◆ AIM OF THE EXERCISE ◆
Locate each line below that includes "matplotlib" and reproduce it.

** Start **

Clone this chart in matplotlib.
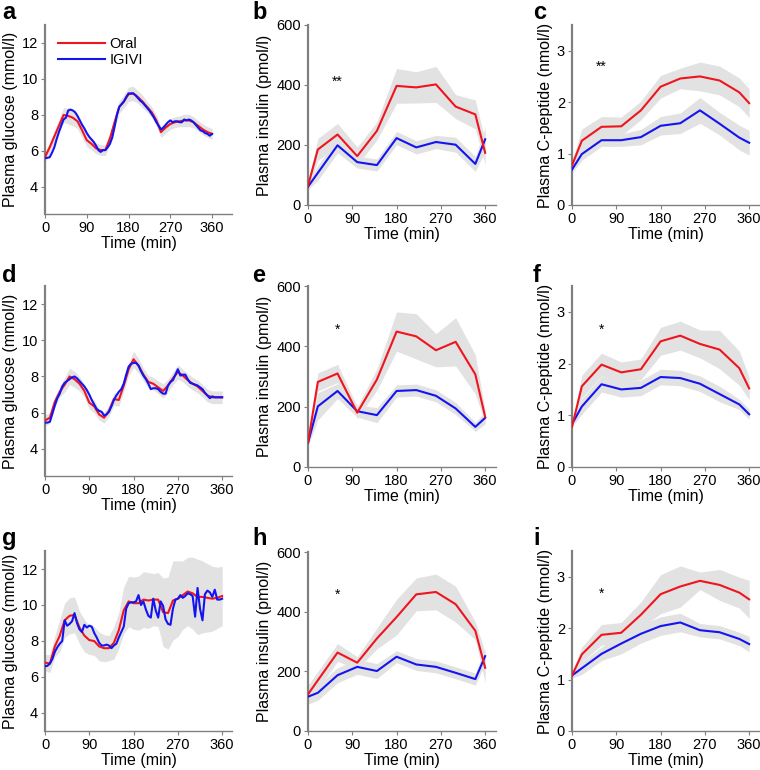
import numpy as np
import matplotlib
matplotlib.use("Agg")
import matplotlib.pyplot as plt

plt.rcParams['font.family'] = ['Liberation Sans', 'DejaVu Sans']

# time grids
t_oral = list(range(0, 361, 10))
t_igivi = list(range(0, 361, 5))
t_samp = [0, 20, 60, 100, 140, 180, 220, 260, 300, 340, 360]

# ---- glucose (mmol/l) ----
glc_a_oral = [5.66, 6.2, 6.8, 7.4, 8.0, 7.95, 7.85, 7.65, 7.15, 6.6, 6.4, 6.15, 6.05, 6.05, 6.7,
              7.6, 8.45, 8.75, 9.15, 9.2, 9.0, 8.75, 8.45, 8.15, 7.7, 7.05, 7.3, 7.5, 7.6, 7.65,
              7.7, 7.7, 7.6, 7.4, 7.2, 7.05, 6.95]
glc_a_igivi = [5.6, 5.62, 5.65, 5.9, 6.2, 6.65, 7.05, 7.4, 7.75, 7.85, 8.25, 8.3, 8.25, 8.15, 7.95,
               7.7, 7.45, 7.25, 7.0, 6.8, 6.65, 6.5, 6.3, 6.05, 5.95, 6.05, 6.05, 6.2, 6.4, 6.75,
               7.35, 8.0, 8.45, 8.6, 8.75, 9.0, 9.2, 9.2, 9.2, 9.1, 8.95, 8.8, 8.7, 8.55, 8.4,
               8.25, 8.05, 7.85, 7.6, 7.4, 7.2, 7.3, 7.45, 7.6, 7.7, 7.6, 7.65, 7.65, 7.6, 7.6,
               7.75, 7.7, 7.75, 7.7, 7.6, 7.45, 7.3, 7.15, 7.1, 7.0, 6.95, 6.85, 6.95]
glc_a_sem = [0.3, 0.3, 0.3, 0.35, 0.4, 0.45, 0.45, 0.4, 0.4, 0.35, 0.35, 0.3, 0.3, 0.3, 0.3,
             0.35, 0.35, 0.35, 0.4, 0.4, 0.35, 0.35, 0.3, 0.3, 0.3, 0.3, 0.3, 0.3, 0.3, 0.3,
             0.35, 0.35, 0.3, 0.3, 0.3, 0.3, 0.3]

glc_d_oral = [5.57, 5.72, 6.6, 7.15, 7.55, 8.0, 7.85, 7.6, 7.2, 6.55, 6.35, 5.9, 5.72, 6.1, 6.75,
              6.7, 7.5, 8.4, 8.95, 8.6, 8.1, 7.7, 7.6, 7.4, 7.2, 7.5, 7.9, 8.25, 8.05, 7.8,
              7.6, 7.45, 7.2, 6.95, 6.85, 6.85, 6.85]
glc_d_igivi = [5.45, 5.45, 5.5, 5.95, 6.4, 6.8, 7.05, 7.45, 7.65, 7.75, 7.85, 7.95, 8.0, 7.9, 7.75,
               7.6, 7.45, 7.25, 7.0, 6.7, 6.45, 6.2, 6.1, 6.05, 5.85, 5.9, 6.05, 6.35, 6.7, 6.95,
               7.15, 7.3, 7.6, 8.1, 8.55, 8.7, 8.75, 8.75, 8.6, 8.3, 8.05, 7.85, 7.6, 7.3, 7.35,
               7.35, 7.3, 7.15, 7.05, 7.05, 7.5, 7.7, 7.8, 8.1, 8.4, 8.05, 8.1, 8.1, 7.85, 7.65,
               7.6, 7.55, 7.5, 7.4, 7.3, 7.1, 6.95, 6.8, 6.9, 6.85, 6.85, 6.85, 6.85]
glc_d_sem = [0.3, 0.3, 0.3, 0.3, 0.4, 0.45, 0.45, 0.4, 0.35, 0.35, 0.35, 0.3, 0.3, 0.3, 0.35,
             0.35, 0.35, 0.35, 0.45, 0.4, 0.35, 0.35, 0.35, 0.35, 0.4, 0.35, 0.35, 0.4, 0.35, 0.35,
             0.35, 0.35, 0.35, 0.35, 0.35, 0.35, 0.35]

glc_g_oral = [6.8, 6.75, 7.7, 8.3, 9.15, 9.4, 9.45, 8.75, 8.3, 8.05, 8.0, 7.7, 7.6, 7.6, 7.9,
              8.6, 9.7, 10.2, 10.1, 10.1, 10.3, 10.25, 10.3, 10.3, 9.6, 9.55, 10.25, 10.35, 10.55, 10.75,
              10.65, 10.45, 10.45, 10.4, 10.35, 10.4, 10.5]
glc_g_igivi = [6.6, 6.62, 6.75, 7.0, 7.4, 7.65, 7.85, 8.0, 9.15, 8.85, 8.95, 9.1, 9.55, 9.0, 8.65,
               8.5, 8.9, 8.75, 8.85, 8.8, 8.45, 8.2, 7.9, 7.75, 7.75, 7.8, 7.75, 7.6, 7.75, 7.85,
               8.2, 8.5, 8.8, 9.8, 10.1, 10.15, 10.15, 10.2, 10.55, 10.0, 10.2, 9.75, 9.4, 9.3, 10.35,
               9.7, 9.3, 10.2, 9.95, 9.2, 8.95, 8.9, 9.8, 10.3, 10.35, 10.55, 10.4, 10.5, 10.65, 10.6,
               10.5, 9.35, 10.95, 9.8, 9.15, 10.6, 10.8, 10.7, 10.45, 10.85, 10.3, 10.3, 10.35]
glc_g_sem = [0.45, 0.5, 0.6, 0.9, 0.95, 1.0, 1.0, 0.9, 0.9, 0.8, 0.8, 0.8, 0.75, 0.7, 0.9,
             1.0, 1.3, 1.4, 1.45, 1.5, 1.55, 1.55, 1.45, 1.5, 1.9, 2.0, 2.2, 2.1, 1.9, 1.9,
             2.0, 2.1, 2.0, 1.9, 1.8, 1.7, 1.65]

# ---- insulin (pmol/l) ----
ins_b_oral = [64, 185, 235, 163, 247, 397, 392, 402, 328, 302, 174]
ins_b_oral_sem = [12, 37, 37, 30, 30, 58, 52, 60, 40, 48, 40]
ins_b_igivi = [61, 107, 199, 143, 133, 223, 192, 210, 201, 137, 219]
ins_b_igivi_sem = [10, 25, 25, 20, 20, 22, 22, 22, 25, 25, 40]

ins_e_oral = [80, 282, 310, 180, 290, 449, 433, 387, 415, 307, 166]
ins_e_oral_sem = [10, 30, 30, 20, 35, 65, 75, 55, 80, 65, 20]
ins_e_igivi = [80, 201, 252, 185, 172, 252, 255, 236, 194, 133, 163]
ins_e_igivi_sem = [10, 45, 25, 20, 25, 20, 20, 20, 20, 15, 20]

ins_h_oral = [123, 170, 263, 229, 310, 382, 458, 466, 425, 336, 212]
ins_h_oral_sem = [30, 30, 30, 20, 35, 60, 55, 60, 60, 30, 50]
ins_h_igivi = [115, 128, 187, 215, 201, 249, 223, 215, 195, 174, 251]
ins_h_igivi_sem = [25, 25, 25, 25, 25, 20, 20, 20, 20, 20, 25]

# ---- C-peptide (nmol/l) ----
cp_c_oral = [0.77, 1.25, 1.52, 1.53, 1.84, 2.30, 2.46, 2.50, 2.42, 2.19, 1.98]
cp_c_oral_sem = [0.08, 0.23, 0.2, 0.18, 0.18, 0.22, 0.2, 0.28, 0.28, 0.28, 0.28]
cp_c_igivi = [0.69, 0.99, 1.26, 1.26, 1.32, 1.54, 1.59, 1.84, 1.58, 1.31, 1.21]
cp_c_igivi_sem = [0.06, 0.12, 0.12, 0.12, 0.15, 0.18, 0.2, 0.25, 0.22, 0.24, 0.24]

cp_f_oral = [0.78, 1.56, 1.98, 1.83, 1.89, 2.43, 2.54, 2.38, 2.27, 1.91, 1.52]
cp_f_oral_sem = [0.05, 0.22, 0.22, 0.2, 0.2, 0.27, 0.28, 0.27, 0.37, 0.33, 0.22]
cp_f_igivi = [0.83, 1.17, 1.60, 1.50, 1.53, 1.74, 1.72, 1.61, 1.41, 1.21, 1.02]
cp_f_igivi_sem = [0.05, 0.15, 0.15, 0.15, 0.15, 0.15, 0.15, 0.15, 0.15, 0.1, 0.1]

cp_i_oral = [1.08, 1.49, 1.87, 1.91, 2.26, 2.66, 2.81, 2.92, 2.84, 2.69, 2.56]
cp_i_oral_sem = [0.05, 0.15, 0.2, 0.2, 0.25, 0.38, 0.4, 0.17, 0.3, 0.3, 0.37]
cp_i_igivi = [1.08, 1.22, 1.50, 1.70, 1.89, 2.04, 2.11, 1.96, 1.92, 1.79, 1.69]
cp_i_igivi_sem = [0.05, 0.12, 0.13, 0.2, 0.18, 0.18, 0.18, 0.13, 0.13, 0.13, 0.15]

RED = '#f0141e'
BLUE = '#1414f0'
BAND = '#e2e2e2'
SPINE = '#808080'

W, H = 760, 770
fig = plt.figure(figsize=(W / 100, H / 100), dpi=100)


def make_ax(l, t, r, b):
    ax = fig.add_axes([l / W, 1 - b / H, (r - l) / W, (b - t) / H])
    for s in ('top', 'right'):
        ax.spines[s].set_visible(False)
    ax.spines['left'].set_color(SPINE)
    ax.spines['left'].set_linewidth(1.6)
    ax.spines['bottom'].set_color(SPINE)
    ax.spines['bottom'].set_linewidth(1.0)
    ax.tick_params(colors='black', labelsize=10.5, length=3, width=0.8, pad=2)
    ax.tick_params(axis='both', color=SPINE)
    ax.set_xticks([0, 90, 180, 270, 360])
    ax.set_xlabel('Time (min)', fontsize=11.5, labelpad=1)
    return ax


def glucose_panel(box, xmax, ylo, oral, igivi, sem):
    ax = make_ax(*box)
    o = np.array(oral)
    s = np.array(sem)
    ax.fill_between(t_oral, o - s, o + s, color=BAND, lw=0, zorder=1)
    ax.plot(t_oral, oral, color=RED, lw=1.5, zorder=3, label='Oral')
    ax.plot(t_igivi, igivi, color=BLUE, lw=1.5, zorder=4, label='IGIVI')
    ax.set_xlim(0, xmax)
    ax.set_ylim(ylo, 13)
    ax.set_yticks([4, 6, 8, 10, 12])
    ax.set_ylabel('Plasma glucose (mmol/l)', fontsize=11.5, labelpad=3)
    return ax


def sampled_panel(box, oral, oral_sem, igivi, igivi_sem, ylim, yticks, ylabel, star, star_y):
    ax = make_ax(*box)
    for m, s in ((igivi, igivi_sem), (oral, oral_sem)):
        m = np.array(m)
        s = np.array(s)
        ax.fill_between(t_samp, m - s, m + s, color=BAND, lw=0, zorder=1)
    ax.plot(t_samp, igivi, color=BLUE, lw=1.5, zorder=3)
    ax.plot(t_samp, oral, color=RED, lw=1.5, zorder=4)
    ax.set_xlim(0, 382)
    ax.set_ylim(*ylim)
    ax.set_yticks(yticks)
    ax.set_ylabel(ylabel, fontsize=11.5, labelpad=3)
    ax.text(60, star_y, star, ha='center', va='center', fontsize=10)
    return ax


ax_a = glucose_panel((45, 25, 232, 214), 403, 2.5, glc_a_oral, glc_a_igivi, glc_a_sem)
ax_a.legend(loc='upper left', bbox_to_anchor=(0.04, 0.965), frameon=False, fontsize=10.5,
            handlelength=3.2, handletextpad=0.3, labelspacing=0.1, borderaxespad=0.0)
glucose_panel((45, 286, 232, 476), 380, 2.5, glc_d_oral, glc_d_igivi, glc_d_sem)
glucose_panel((45, 551, 232, 731), 380, 3.0, glc_g_oral, glc_g_igivi, glc_g_sem)

ins_label = 'Plasma insulin (pmol/l)'
ins_ticks = [0, 200, 400, 600]
sampled_panel((308, 25, 496, 205), ins_b_oral, ins_b_oral_sem, ins_b_igivi, ins_b_igivi_sem,
              (0, 600), ins_ticks, ins_label, '**', 410)
sampled_panel((308, 286, 496, 467), ins_e_oral, ins_e_oral_sem, ins_e_igivi, ins_e_igivi_sem,
              (0, 600), ins_ticks, ins_label, '*', 455)
sampled_panel((308, 552, 496, 731), ins_h_oral, ins_h_oral_sem, ins_h_igivi, ins_h_igivi_sem,
              (0, 600), ins_ticks, ins_label, '*', 455)

cp_label = 'Plasma C-peptide (nmol/l)'
cp_ticks = [0, 1, 2, 3]
sampled_panel((572, 25, 760, 205), cp_c_oral, cp_c_oral_sem, cp_c_igivi, cp_c_igivi_sem,
              (0, 3.5), cp_ticks, cp_label, '**', 2.68)
sampled_panel((572, 286, 760, 467), cp_f_oral, cp_f_oral_sem, cp_f_igivi, cp_f_igivi_sem,
              (0, 3.5), cp_ticks, cp_label, '*', 2.66)
sampled_panel((572, 551, 760, 731), cp_i_oral, cp_i_oral_sem, cp_i_igivi, cp_i_igivi_sem,
              (0, 3.5), cp_ticks, cp_label, '*', 2.66)

letters = [('a', 2, 19), ('b', 252, 19), ('c', 533, 19),
           ('d', 2, 282), ('e', 252, 282), ('f', 533, 282),
           ('g', 2, 545), ('h', 252, 545), ('i', 533, 545)]
for ch, x, y in letters:
    fig.text(x / W, 1 - y / H, ch, fontsize=17, fontweight='bold', va='baseline', ha='left')

fig.savefig('out.png', dpi=100)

** End **

◆ OUTPUT BELOW ◆
Clone this chart in matplotlib.
import matplotlib
matplotlib.use("Agg")
import matplotlib.pyplot as plt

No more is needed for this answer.